Since v 17.05, Docker supports multi-stage build images. Multi-Stage builds in Docker, is an effort in composing minimal images. When building docker images, its a challenge keeping the size of the image down. Each instruction in a Dockerfile
adds a layer (and code) to the docker image. Multi-Stage builds allow you to build
the program in one container image, and copy over only the artifacts required from the first container image to a target image, which is what is used to run your program. Here's an example of multi-stage builds from the docker website
FROM golang:1.7.3
WORKDIR /go/src/github.com/alexellis/href-counter/
RUN go get -d -v golang.org/x/net/html
COPY app.go .
RUN CGO_ENABLED=0 GOOS=linux go build -a -installsuffix cgo -o app .
FROM alpine:latest
RUN apk --no-cache add ca-certificates
WORKDIR /root/
COPY --from=0 /go/src/github.com/alexellis/href-counter/app .
CMD ["./app"]
In the above example, you'll observe that there are 2 FROM
statements. In the first build
image, we are downloading dependencies to run a golang program and in the second target
image, we are using the artifacts from the first build
image, with the --from=0
instruction, to copy the artifacts and run them in the target image.

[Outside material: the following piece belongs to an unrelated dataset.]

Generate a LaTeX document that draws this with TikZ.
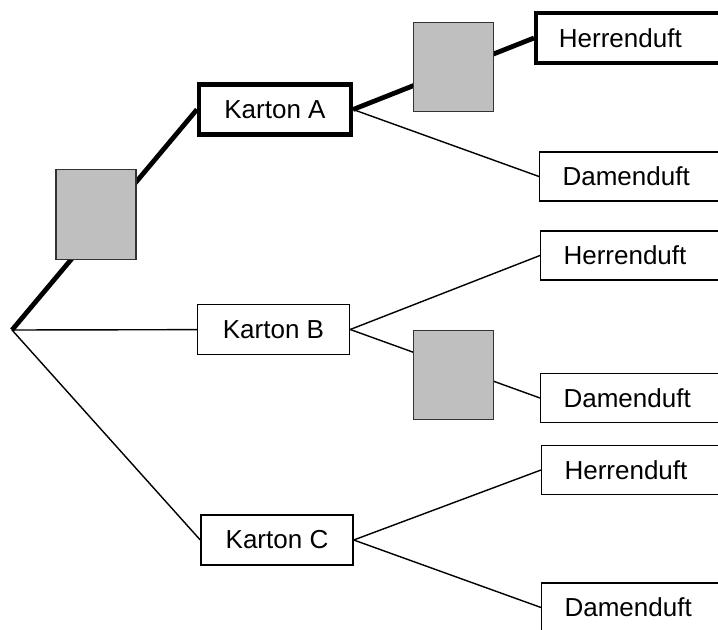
\documentclass[tikz,border=0pt]{standalone}
\usepackage{fontspec}
\setmainfont{Liberation Sans}
\usetikzlibrary{positioning}

\begin{document}
\begin{tikzpicture}[
  x=0.025cm, y=-0.025cm,
  karton/.style={draw, line width=1pt, minimum width=3.8cm, minimum height=1.25cm, inner sep=0pt, font=\fontsize{18.5}{22}\selectfont},
  duft/.style={draw, line width=1pt, anchor=west, text width=4cm, inner xsep=0.57cm, minimum height=1.23cm, align=left, font=\fontsize{18.5}{22}\selectfont},
  gewaehlt/.style={line width=2.9pt},
  grau/.style={draw, line width=0.8pt, draw=black!80, fill=black!25, minimum width=2cm, minimum height=2.23cm, inner sep=0pt},
  zweig/.style={line width=1pt},
  pfad/.style={line width=3.4pt}
]
\useasboundingbox (0,0) rectangle (718,630);
\clip (0,0) rectangle (718,630);

% Kartons
\coordinate (wurzel) at (12,330);
\node[karton, gewaehlt] (kA) at (275,109.5) {Karton A};
\node[karton] (kB) at (273.5,329.5) {Karton B};
\node[karton] (kC) at (277,540) {Karton C};

% Duefte
\node[duft, gewaehlt] (h1) at (534,38) {Herrenduft};
\node[duft] (d1) at (539,176.5) {Damenduft};
\node[duft] (h2) at (540,255.5) {Herrenduft};
\node[duft] (d2) at (540,398) {Damenduft};
\node[duft] (h3) at (541,470) {Herrenduft};
\node[duft] (d3) at (541,607.5) {Damenduft};

% Zweige
\draw[pfad] (wurzel) -- (kA.west);
\draw[zweig] (wurzel) -- (kB);
\draw[zweig] (wurzel) -- (kC.west);
\draw[pfad] (kA.east) -- (h1.west);
\draw[zweig] (kA.east) -- (d1.west);
\draw[zweig] (kB.east) -- (h2.west);
\draw[zweig] (kB.east) -- (d2.west);
\draw[zweig] (kC.east) -- (h3.west);
\draw[zweig] (kC.east) -- (d3.west);

% graue Felder
\node[grau] (g1) at (96,214.5) {};
\node[grau] (g2) at (453.5,67) {};
\node[grau] (g3) at (453.5,375) {};

\end{tikzpicture}
\end{document}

Distroless containers leverage the same feature, where I can build my Python package in a build
container image, which doesn't need to be hardened or minimal and copy all the "built" artifacts to a target container that runs the minimal distroless
container with the application and its runtime dependencies.
Example
In this example, I am going to demonstrate distroless
with a Python 2.7, Flask Web Application.

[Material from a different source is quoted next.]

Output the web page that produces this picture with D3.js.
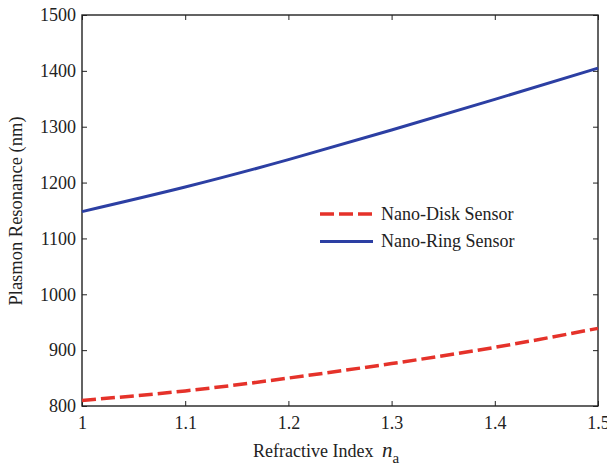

In the first example, I will run my Python App on an ubuntu:14.04
docker image
In the subsequent example, I will run the same Python app on a distroless python2.7
container image.
Ubuntu image
FROM ubuntu:14.04
ADD . /app
WORKDIR /app
RUN apt-get update && apt-get install -y python-pip
RUN pip install -r requirements.txt
CMD ["python", "app.py"]
This is a pretty simple Dockerfile
. I am using the base image ubuntu 14.04
, copying files to a workdir /app
, installing my dependencies and running my python program on the ubuntu 14.04 container
Distroless Image
FROM python:2.7-slim AS build-env
ADD . /app
WORKDIR /app
RUN pip install --upgrade pip
RUN pip install -r ./requirements.txt
FROM gcr.io/distroless/python2.7
COPY --from=build-env /app /app
COPY --from=build-env /usr/local/lib/python2.7/site-packages /usr/local/lib/python2.7/site-packages
WORKDIR /app
ENV PYTHONPATH=/usr/local/lib/python2.7/site-packages
CMD ["app.py"]
The distroless
image is a stark contrast from the Ubuntu example, where I am building my program and dependencies in the first build
container image, which I am calling build-env
and I am referencing the artifacts of build-env
in a target, distroless container, which has been build based on the gcr.io/distroless/python2.7
image, which is meant to only run python 2.7 applications and its related dependencies. I am using Docker 18.09, where I am leveraging multi-stage builds for this.
After I built these images, I pushed them to the Docker Hub and used Clair (Container Vulnerability Scanning Tool) to scan them for vulnerabilities. In addition, I also verified results with a commercial container security scanning service, Anchore. The results were quite revealing.
When I scanned the ubuntu 14.04 built Flask App, I found a bunch of flaws right out the gate. Some medium and some low, but all of the flaws pertaining to packages and apps that had NOTHING to do with my python application.
Running the same scan on the Distroless Container image gave me 0 findings both with Clair and Anchore. This is reasonably clear evidence of the fact that the distroless
container didnt have any unnecessary packages that could lead to more vulnerabilities (thus exploits) being identified.
In addition, I saw that my python app in the distroless container image was 22MB and with the Ubuntu 14.04 image, was a whopping 273 MB, which is a pretty significant amount of bloat, just because I added an OS image to the mix.